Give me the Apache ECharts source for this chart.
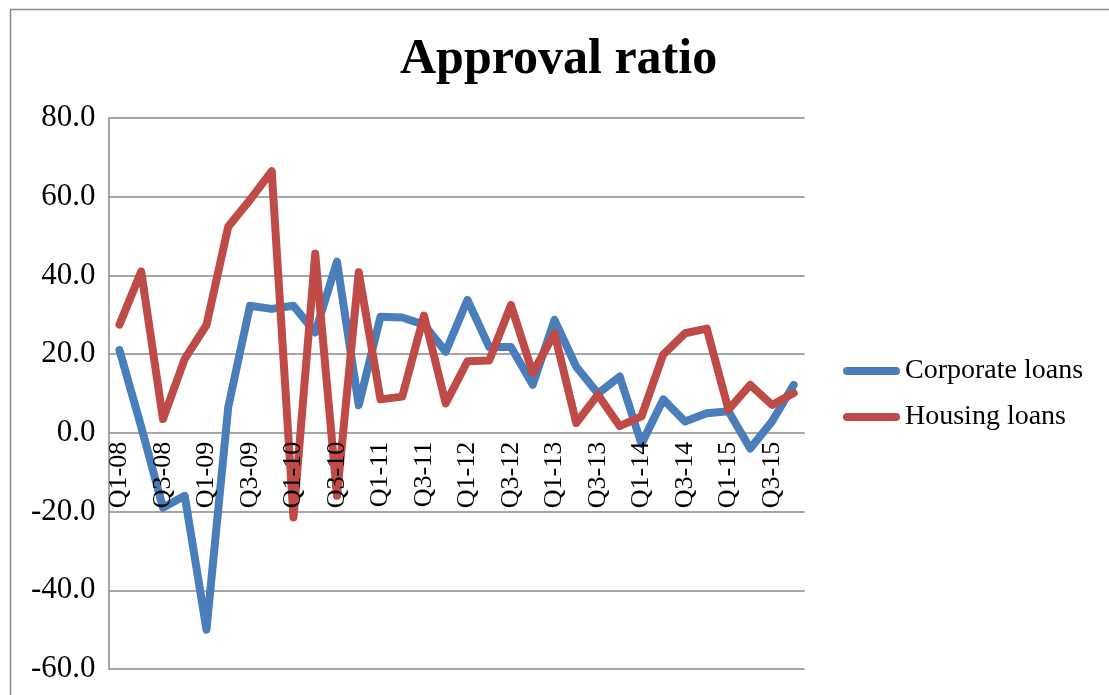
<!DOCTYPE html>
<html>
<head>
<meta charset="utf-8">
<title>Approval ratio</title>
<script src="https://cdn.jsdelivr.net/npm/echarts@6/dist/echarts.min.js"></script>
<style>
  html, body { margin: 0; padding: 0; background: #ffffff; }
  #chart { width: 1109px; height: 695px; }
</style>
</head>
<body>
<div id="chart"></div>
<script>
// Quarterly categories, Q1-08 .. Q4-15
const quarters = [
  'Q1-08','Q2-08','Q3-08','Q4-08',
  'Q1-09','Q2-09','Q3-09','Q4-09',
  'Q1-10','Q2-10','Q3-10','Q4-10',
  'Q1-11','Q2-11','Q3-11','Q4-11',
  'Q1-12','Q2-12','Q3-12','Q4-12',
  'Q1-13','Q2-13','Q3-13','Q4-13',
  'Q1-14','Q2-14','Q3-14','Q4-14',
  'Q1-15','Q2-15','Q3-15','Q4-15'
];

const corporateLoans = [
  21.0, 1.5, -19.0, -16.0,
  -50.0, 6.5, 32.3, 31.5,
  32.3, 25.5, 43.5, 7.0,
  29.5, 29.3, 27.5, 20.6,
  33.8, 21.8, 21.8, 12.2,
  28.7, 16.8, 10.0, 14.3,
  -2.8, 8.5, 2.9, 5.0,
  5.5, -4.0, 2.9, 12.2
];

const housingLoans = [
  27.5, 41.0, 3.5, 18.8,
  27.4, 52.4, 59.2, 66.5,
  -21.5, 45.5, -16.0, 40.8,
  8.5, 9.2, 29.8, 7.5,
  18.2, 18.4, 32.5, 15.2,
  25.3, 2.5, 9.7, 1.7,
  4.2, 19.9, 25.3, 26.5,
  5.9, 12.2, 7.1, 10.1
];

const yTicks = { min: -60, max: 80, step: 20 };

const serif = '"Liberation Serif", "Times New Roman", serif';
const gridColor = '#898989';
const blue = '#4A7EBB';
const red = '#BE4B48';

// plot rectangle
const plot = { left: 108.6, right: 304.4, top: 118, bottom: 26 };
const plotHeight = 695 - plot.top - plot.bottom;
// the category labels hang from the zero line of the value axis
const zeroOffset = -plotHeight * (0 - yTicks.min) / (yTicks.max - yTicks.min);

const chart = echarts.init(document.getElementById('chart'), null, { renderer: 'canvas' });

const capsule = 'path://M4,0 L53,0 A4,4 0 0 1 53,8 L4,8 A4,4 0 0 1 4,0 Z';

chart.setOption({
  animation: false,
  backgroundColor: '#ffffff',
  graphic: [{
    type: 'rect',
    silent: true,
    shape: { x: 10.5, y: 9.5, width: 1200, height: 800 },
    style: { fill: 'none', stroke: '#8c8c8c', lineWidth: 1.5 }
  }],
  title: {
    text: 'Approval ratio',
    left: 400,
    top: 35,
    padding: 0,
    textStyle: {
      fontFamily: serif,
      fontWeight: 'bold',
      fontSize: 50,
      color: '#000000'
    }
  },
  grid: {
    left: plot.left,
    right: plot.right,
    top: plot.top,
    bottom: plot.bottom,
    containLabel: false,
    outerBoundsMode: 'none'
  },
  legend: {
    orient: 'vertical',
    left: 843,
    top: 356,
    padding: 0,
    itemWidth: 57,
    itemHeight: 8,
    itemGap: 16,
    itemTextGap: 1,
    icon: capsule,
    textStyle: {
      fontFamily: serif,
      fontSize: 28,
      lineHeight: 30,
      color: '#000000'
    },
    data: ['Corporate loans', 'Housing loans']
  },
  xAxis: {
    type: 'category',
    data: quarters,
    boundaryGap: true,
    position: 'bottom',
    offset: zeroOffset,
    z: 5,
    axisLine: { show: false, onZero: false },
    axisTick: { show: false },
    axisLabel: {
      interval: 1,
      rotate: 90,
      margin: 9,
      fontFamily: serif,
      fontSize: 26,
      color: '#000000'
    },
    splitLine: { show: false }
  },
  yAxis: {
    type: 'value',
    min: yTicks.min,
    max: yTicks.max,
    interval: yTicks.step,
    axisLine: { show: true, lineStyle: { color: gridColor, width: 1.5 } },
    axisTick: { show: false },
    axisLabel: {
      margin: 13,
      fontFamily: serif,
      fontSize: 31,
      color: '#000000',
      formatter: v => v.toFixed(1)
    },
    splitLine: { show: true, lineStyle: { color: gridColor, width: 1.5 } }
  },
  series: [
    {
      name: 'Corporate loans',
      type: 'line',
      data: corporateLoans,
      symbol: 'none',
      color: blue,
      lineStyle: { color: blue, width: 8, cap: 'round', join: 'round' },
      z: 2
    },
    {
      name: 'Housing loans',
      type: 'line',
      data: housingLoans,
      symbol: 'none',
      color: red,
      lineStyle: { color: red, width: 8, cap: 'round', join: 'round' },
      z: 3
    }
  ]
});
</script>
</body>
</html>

──────────

▸ **Request**:
Reproduce the listing word for word and omit its pictures.

▸ **Written reply**:
Give me the Apache ECharts source for this chart.
<!DOCTYPE html>
<html>
<head>
<meta charset="utf-8">
<title>Approval ratio</title>
<script src="https://cdn.jsdelivr.net/npm/echarts@6/dist/echarts.min.js"></script>
<style>
  html, body { margin: 0; padding: 0; background: #ffffff; }
  #chart { width: 1109px; height: 695px; }
</style>
</head>
<body>
<div id="chart"></div>
<script>
// Quarterly categories, Q1-08 .. Q4-15
const quarters = [
  'Q1-08','Q2-08','Q3-08','Q4-08',
  'Q1-09','Q2-09','Q3-09','Q4-09',
  'Q1-10','Q2-10','Q3-10','Q4-10',
  'Q1-11','Q2-11','Q3-11','Q4-11',
  'Q1-12','Q2-12','Q3-12','Q4-12',
  'Q1-13','Q2-13','Q3-13','Q4-13',
  'Q1-14','Q2-14','Q3-14','Q4-14',
  'Q1-15','Q2-15','Q3-15','Q4-15'
];

const corporateLoans = [
  21.0, 1.5, -19.0, -16.0,
  -50.0, 6.5, 32.3, 31.5,
  32.3, 25.5, 43.5, 7.0,
  29.5, 29.3, 27.5, 20.6,
  33.8, 21.8, 21.8, 12.2,
  28.7, 16.8, 10.0, 14.3,
  -2.8, 8.5, 2.9, 5.0,
  5.5, -4.0, 2.9, 12.2
];

const housingLoans = [
  27.5, 41.0, 3.5, 18.8,
  27.4, 52.4, 59.2, 66.5,
  -21.5, 45.5, -16.0, 40.8,
  8.5, 9.2, 29.8, 7.5,
  18.2, 18.4, 32.5, 15.2,
  25.3, 2.5, 9.7, 1.7,
  4.2, 19.9, 25.3, 26.5,
  5.9, 12.2, 7.1, 10.1
];

const yTicks = { min: -60, max: 80, step: 20 };

const serif = '"Liberation Serif", "Times New Roman", serif';
const gridColor = '#898989';
const blue = '#4A7EBB';
const red = '#BE4B48';

// plot rectangle
const plot = { left: 108.6, right: 304.4, top: 118, bottom: 26 };
const plotHeight = 695 - plot.top - plot.bottom;
// the category labels hang from the zero line of the value axis
const zeroOffset = -plotHeight * (0 - yTicks.min) / (yTicks.max - yTicks.min);

const chart = echarts.init(document.getElementById('chart'), null, { renderer: 'canvas' });

const capsule = 'path://M4,0 L53,0 A4,4 0 0 1 53,8 L4,8 A4,4 0 0 1 4,0 Z';

chart.setOption({
  animation: false,
  backgroundColor: '#ffffff',
  graphic: [{
    type: 'rect',
    silent: true,
    shape: { x: 10.5, y: 9.5, width: 1200, height: 800 },
    style: { fill: 'none', stroke: '#8c8c8c', lineWidth: 1.5 }
  }],
  title: {
    text: 'Approval ratio',
    left: 400,
    top: 35,
    padding: 0,
    textStyle: {
      fontFamily: serif,
      fontWeight: 'bold',
      fontSize: 50,
      color: '#000000'
    }
  },
  grid: {
    left: plot.left,
    right: plot.right,
    top: plot.top,
    bottom: plot.bottom,
    containLabel: false,
    outerBoundsMode: 'none'
  },
  legend: {
    orient: 'vertical',
    left: 843,
    top: 356,
    padding: 0,
    itemWidth: 57,
    itemHeight: 8,
    itemGap: 16,
    itemTextGap: 1,
    icon: capsule,
    textStyle: {
      fontFamily: serif,
      fontSize: 28,
      lineHeight: 30,
      color: '#000000'
    },
    data: ['Corporate loans', 'Housing loans']
  },
  xAxis: {
    type: 'category',
    data: quarters,
    boundaryGap: true,
    position: 'bottom',
    offset: zeroOffset,
    z: 5,
    axisLine: { show: false, onZero: false },
    axisTick: { show: false },
    axisLabel: {
      interval: 1,
      rotate: 90,
      margin: 9,
      fontFamily: serif,
      fontSize: 26,
      color: '#000000'
    },
    splitLine: { show: false }
  },
  yAxis: {
    type: 'value',
    min: yTicks.min,
    max: yTicks.max,
    interval: yTicks.step,
    axisLine: { show: true, lineStyle: { color: gridColor, width: 1.5 } },
    axisTick: { show: false },
    axisLabel: {
      margin: 13,
      fontFamily: serif,
      fontSize: 31,
      color: '#000000',
      formatter: v => v.toFixed(1)
    },
    splitLine: { show: true, lineStyle: { color: gridColor, width: 1.5 } }
  },
  series: [
    {
      name: 'Corporate loans',
      type: 'line',
      data: corporateLoans,
      symbol: 'none',
      color: blue,
      lineStyle: { color: blue, width: 8, cap: 'round', join: 'round' },
      z: 2
    },
    {
      name: 'Housing loans',
      type: 'line',
      data: housingLoans,
      symbol: 'none',
      color: red,
      lineStyle: { color: red, width: 8, cap: 'round', join: 'round' },
      z: 3
    }
  ]
});
</script>
</body>
</html>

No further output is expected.